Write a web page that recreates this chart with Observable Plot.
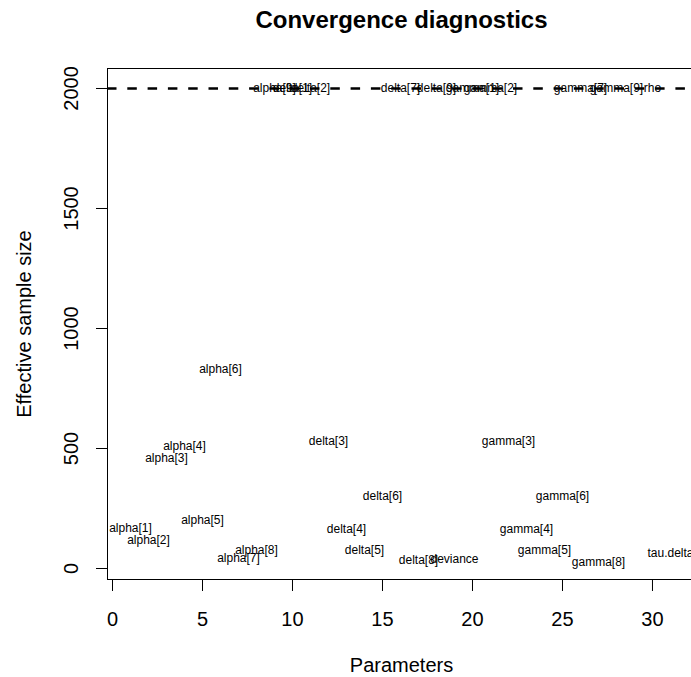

...

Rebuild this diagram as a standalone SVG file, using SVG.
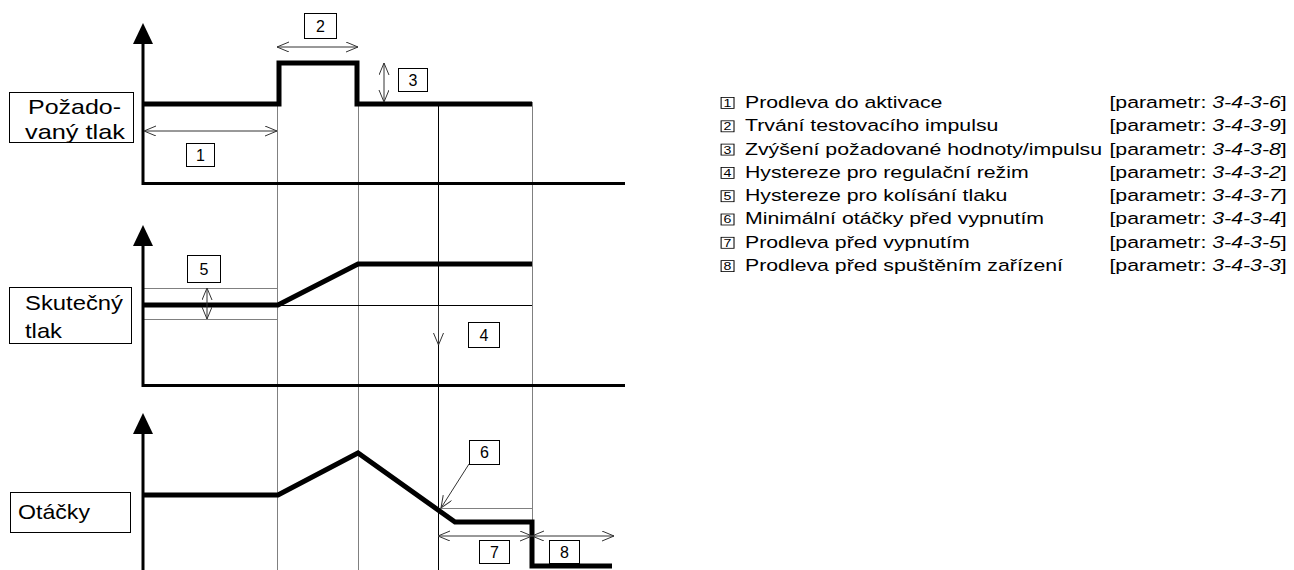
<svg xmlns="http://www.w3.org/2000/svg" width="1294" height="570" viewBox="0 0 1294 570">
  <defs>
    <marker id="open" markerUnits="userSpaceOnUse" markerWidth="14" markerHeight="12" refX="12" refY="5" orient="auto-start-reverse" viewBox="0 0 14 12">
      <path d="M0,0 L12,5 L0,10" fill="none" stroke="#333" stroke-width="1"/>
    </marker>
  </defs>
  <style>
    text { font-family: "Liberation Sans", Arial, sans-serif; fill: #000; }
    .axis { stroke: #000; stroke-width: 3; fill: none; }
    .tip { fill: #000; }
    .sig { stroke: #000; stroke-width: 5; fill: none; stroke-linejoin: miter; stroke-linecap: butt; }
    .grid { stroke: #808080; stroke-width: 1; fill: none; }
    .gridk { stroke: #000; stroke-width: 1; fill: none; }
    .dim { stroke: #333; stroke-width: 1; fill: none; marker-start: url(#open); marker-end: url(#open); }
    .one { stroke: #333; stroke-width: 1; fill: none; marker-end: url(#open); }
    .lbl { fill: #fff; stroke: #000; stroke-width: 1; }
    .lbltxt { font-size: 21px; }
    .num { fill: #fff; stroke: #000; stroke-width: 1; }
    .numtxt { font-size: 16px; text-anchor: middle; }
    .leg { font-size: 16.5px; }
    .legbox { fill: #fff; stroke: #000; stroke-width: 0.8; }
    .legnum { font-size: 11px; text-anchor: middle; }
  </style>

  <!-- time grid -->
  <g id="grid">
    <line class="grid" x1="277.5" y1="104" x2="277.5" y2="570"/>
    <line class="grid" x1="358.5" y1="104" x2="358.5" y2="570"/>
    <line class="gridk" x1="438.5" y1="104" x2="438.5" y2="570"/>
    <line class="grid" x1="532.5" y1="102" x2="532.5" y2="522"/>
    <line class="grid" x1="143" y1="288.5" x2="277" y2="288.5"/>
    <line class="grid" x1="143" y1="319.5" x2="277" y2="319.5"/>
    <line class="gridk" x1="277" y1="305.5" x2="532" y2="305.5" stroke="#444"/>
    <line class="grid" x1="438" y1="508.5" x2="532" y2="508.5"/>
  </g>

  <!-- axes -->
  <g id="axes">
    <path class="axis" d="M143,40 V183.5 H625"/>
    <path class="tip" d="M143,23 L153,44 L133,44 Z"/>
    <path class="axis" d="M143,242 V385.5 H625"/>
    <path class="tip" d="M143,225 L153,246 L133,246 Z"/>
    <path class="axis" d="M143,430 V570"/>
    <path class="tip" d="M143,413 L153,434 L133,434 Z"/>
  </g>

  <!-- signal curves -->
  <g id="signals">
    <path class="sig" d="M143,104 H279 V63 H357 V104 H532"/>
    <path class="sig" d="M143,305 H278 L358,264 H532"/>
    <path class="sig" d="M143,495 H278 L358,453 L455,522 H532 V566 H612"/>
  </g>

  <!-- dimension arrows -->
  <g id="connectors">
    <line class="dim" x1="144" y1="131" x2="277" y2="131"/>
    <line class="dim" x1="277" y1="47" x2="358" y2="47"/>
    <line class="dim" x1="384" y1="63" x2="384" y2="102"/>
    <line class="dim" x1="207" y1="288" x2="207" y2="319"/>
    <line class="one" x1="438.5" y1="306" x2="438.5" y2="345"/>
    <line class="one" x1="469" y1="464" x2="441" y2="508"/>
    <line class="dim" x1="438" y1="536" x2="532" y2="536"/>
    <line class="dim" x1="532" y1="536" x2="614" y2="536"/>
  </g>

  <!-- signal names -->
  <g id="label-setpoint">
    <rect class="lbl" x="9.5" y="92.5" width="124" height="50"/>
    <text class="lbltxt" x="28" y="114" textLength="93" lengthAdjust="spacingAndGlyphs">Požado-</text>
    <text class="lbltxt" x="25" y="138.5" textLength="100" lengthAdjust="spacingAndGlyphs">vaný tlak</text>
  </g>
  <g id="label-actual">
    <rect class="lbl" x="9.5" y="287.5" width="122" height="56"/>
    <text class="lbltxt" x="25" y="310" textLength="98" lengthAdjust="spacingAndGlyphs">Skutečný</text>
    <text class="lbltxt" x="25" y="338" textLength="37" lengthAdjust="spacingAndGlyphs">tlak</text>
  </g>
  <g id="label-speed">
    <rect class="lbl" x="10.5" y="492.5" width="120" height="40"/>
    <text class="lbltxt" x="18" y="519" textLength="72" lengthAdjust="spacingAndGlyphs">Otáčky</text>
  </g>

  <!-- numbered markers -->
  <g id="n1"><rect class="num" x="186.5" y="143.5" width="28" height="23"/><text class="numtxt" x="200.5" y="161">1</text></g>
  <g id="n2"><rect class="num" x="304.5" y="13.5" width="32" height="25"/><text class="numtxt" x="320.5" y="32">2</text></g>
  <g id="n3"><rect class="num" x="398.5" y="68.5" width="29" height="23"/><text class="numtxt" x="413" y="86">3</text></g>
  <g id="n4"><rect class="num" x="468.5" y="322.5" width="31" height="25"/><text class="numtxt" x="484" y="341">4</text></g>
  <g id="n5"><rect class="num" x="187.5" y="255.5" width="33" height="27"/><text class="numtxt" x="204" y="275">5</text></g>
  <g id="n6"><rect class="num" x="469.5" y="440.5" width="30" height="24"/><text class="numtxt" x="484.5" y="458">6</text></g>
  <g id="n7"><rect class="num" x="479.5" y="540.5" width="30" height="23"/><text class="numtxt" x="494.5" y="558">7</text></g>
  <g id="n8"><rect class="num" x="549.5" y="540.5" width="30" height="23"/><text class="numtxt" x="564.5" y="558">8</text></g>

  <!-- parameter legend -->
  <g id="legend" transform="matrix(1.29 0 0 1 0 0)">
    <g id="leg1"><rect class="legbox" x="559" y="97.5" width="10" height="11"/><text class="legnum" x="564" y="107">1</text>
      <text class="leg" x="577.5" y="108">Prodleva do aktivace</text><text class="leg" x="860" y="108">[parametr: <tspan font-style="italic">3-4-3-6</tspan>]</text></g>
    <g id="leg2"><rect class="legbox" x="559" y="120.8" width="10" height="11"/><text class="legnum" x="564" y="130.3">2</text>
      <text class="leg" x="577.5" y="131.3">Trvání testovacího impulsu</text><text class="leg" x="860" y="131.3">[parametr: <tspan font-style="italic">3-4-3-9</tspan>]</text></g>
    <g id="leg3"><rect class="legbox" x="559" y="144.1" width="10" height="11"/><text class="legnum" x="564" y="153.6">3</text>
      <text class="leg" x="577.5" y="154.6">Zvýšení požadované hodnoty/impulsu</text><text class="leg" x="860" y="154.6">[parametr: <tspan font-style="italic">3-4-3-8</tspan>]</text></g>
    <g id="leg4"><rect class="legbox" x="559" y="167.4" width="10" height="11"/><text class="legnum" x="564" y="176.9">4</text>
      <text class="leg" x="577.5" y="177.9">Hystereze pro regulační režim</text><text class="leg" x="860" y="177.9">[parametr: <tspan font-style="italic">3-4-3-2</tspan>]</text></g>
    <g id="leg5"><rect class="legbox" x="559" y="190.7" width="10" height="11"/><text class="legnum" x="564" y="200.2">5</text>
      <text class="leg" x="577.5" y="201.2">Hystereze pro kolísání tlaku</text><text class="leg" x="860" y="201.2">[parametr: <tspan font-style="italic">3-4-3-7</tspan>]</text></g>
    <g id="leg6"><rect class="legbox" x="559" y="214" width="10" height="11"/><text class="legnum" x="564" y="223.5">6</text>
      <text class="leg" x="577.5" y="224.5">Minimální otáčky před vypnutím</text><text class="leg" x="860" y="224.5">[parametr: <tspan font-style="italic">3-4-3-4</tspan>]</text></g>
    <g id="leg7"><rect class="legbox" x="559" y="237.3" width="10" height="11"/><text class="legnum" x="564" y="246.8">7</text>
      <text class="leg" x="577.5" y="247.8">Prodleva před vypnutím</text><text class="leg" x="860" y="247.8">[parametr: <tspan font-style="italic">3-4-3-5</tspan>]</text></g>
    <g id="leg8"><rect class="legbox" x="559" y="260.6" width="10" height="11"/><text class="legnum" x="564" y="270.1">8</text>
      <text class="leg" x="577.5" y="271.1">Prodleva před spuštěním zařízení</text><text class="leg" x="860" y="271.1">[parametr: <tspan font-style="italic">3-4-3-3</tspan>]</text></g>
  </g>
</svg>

...

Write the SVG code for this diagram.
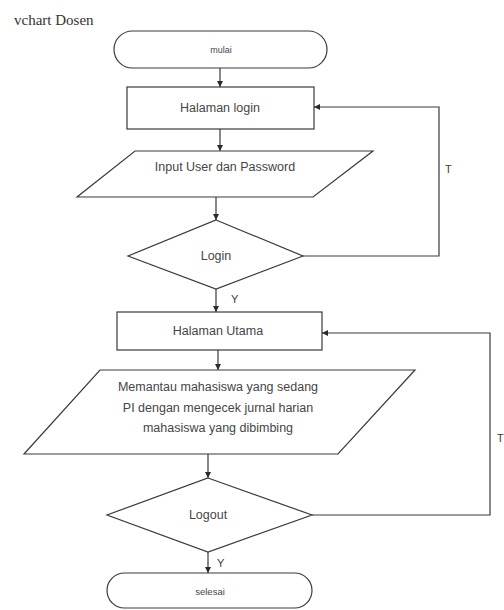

#### GOAL:
Scan the listing above and identify each line holding the string "Write"; copy every such line.

#### OUTPUT FOR THIS EXERCISE:
Write a web page that recreates this chart with Observable Plot.
Write the SVG code for this diagram.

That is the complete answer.